- _Dataset section_:
▼

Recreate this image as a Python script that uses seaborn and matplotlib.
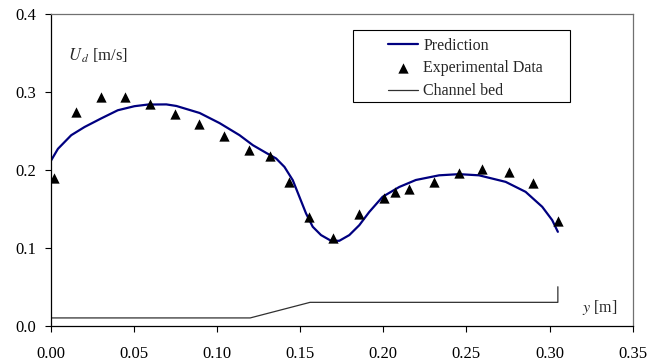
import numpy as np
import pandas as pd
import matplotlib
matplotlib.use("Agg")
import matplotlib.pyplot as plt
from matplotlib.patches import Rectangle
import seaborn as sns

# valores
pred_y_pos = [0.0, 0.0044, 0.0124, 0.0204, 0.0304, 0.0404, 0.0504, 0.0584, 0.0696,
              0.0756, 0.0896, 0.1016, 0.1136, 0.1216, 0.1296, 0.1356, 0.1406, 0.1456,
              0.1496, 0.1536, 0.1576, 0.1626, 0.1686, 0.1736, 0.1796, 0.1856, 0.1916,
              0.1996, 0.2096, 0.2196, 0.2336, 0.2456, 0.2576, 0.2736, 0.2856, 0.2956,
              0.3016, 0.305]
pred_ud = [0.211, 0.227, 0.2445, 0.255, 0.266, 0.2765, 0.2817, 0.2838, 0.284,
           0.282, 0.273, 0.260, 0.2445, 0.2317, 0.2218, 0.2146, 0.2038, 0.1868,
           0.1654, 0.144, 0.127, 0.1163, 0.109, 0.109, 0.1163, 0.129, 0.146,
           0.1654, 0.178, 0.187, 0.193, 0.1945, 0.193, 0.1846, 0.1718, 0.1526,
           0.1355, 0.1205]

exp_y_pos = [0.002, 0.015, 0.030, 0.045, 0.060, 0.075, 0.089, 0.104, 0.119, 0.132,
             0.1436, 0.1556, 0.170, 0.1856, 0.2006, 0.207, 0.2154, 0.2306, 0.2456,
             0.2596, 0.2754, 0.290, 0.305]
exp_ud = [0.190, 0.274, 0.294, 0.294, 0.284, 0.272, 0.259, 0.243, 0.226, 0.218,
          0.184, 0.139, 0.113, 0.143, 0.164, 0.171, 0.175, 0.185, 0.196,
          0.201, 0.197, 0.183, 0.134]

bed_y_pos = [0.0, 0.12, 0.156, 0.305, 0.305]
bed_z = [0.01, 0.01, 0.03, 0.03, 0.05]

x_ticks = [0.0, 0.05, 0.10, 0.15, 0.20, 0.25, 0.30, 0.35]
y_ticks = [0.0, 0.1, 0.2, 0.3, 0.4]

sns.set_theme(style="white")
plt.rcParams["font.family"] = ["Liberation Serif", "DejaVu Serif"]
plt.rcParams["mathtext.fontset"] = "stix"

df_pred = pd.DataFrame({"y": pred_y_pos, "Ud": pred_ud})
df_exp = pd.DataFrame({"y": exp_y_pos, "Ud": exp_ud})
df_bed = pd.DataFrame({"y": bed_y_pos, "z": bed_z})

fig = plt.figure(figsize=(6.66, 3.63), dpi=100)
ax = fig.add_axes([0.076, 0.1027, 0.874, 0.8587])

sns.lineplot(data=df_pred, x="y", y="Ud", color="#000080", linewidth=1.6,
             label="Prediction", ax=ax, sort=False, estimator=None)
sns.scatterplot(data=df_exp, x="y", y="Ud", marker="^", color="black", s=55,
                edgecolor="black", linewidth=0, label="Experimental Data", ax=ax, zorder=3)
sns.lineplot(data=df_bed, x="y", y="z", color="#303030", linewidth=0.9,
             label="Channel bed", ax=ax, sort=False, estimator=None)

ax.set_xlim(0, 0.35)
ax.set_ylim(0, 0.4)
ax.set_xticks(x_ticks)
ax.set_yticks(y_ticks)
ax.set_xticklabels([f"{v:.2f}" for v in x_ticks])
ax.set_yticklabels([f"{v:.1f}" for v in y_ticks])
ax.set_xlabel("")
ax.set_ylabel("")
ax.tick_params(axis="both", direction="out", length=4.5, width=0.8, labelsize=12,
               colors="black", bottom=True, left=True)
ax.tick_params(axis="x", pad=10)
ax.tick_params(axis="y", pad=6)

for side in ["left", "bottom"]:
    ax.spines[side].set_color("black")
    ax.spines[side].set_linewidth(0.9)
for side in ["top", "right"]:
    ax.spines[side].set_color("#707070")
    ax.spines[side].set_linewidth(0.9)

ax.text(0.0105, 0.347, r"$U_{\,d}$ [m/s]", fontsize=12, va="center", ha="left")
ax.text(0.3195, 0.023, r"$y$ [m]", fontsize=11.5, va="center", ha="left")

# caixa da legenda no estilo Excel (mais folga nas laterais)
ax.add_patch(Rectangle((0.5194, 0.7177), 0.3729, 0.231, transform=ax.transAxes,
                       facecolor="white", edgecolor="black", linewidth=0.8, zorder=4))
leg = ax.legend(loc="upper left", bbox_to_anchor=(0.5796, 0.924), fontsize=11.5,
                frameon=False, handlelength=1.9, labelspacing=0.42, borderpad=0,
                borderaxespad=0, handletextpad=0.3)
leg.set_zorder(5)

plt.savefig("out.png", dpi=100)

▲

- _What you will do_:
With the pictures left out, restate word for word every line of the data above, from the first down to the line that contains "import seaborn as sns".

- _Output below_:
Recreate this image as a Python script that uses seaborn and matplotlib.
import numpy as np
import pandas as pd
import matplotlib
matplotlib.use("Agg")
import matplotlib.pyplot as plt
from matplotlib.patches import Rectangle
import seaborn as sns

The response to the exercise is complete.